Asked who his heroes are, Rock told Premiere (October, 1998): "My granddad, Allen Rock. He was a preacher, womanizer, the life of the party. Once killed a man. I'm probably the most like him. Prince definitely influenced me. And Woody Allen. Big Woody man. Woodaholic. I'd love to work with the Woodmeister."

"Chris has a certain amount of humility--or paranoia. He doesn't take it for granted that he's going to slaughter an audience." --"Down to Earth" director Paul Weitz to the Daily News, April 30, 2000.

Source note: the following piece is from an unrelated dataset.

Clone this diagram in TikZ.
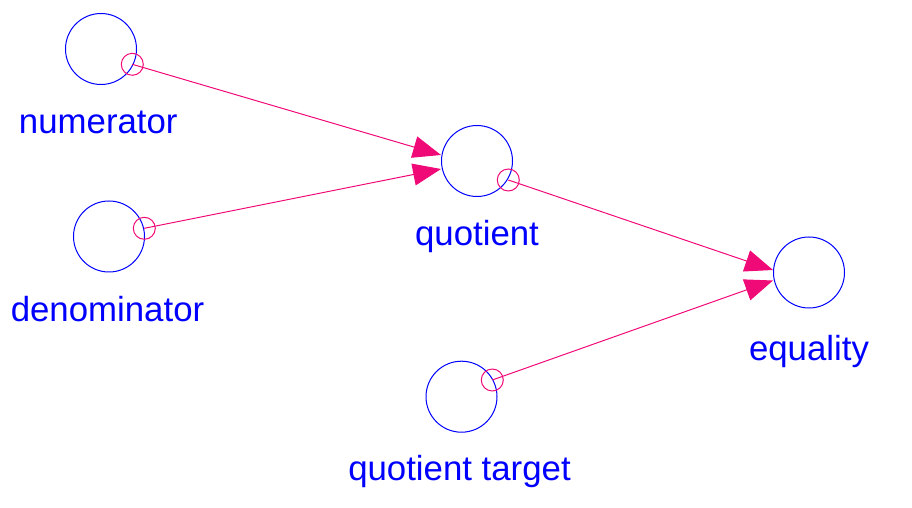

"I was raised to expect myself to be competent . . . People say life is short. But not if you make the wrong choices. It's really long for the guy who gets sentenced to 50 years in jail. Besides, I always felt responsible to do good work. There's a mechanism that goes off in my head: If a black guy messes up, he hurts it for the next black guy." --Rock to Parade, August 29, 1999.

"It would've been easy for me to become one of those 'trenchcoat kids' or one of those guys screaming how bad white people are. But I had a few white friends as a kid. Sometimes we got beat up together at school. All it takes is a few good people to keep you sane. Besides, it's hard to be successful and angry." --Rock to Parade, August 29, 1999.

"...I made friendships that will last for the rest of my life. Most people had to share -they had a partner in their office. I had a four-person office; me, Sandler, Farley and Spade, we shared an office. And those are my boys for life. For life. I love those guys."--Rock talking about his life on SNL Vanity Fair September 2002

"Right now, my job is that I'm like an ambulance chaser. I've got to look for movies with white guys falling out of them."-Rock quoted in 2001 Premiere October 2, 2002

"As a comic, within two jokes I can say, I'm better than that guy. When you see Rock, after two jokes you say, I gotta go write some more." ---David Spade Entertainment Weekly March 19, 2004

Companions close complete companion listing

wife:
Malaak Compton. Publicist. Married on November 23, 1996; reportedly separated in late 1998; reconciled.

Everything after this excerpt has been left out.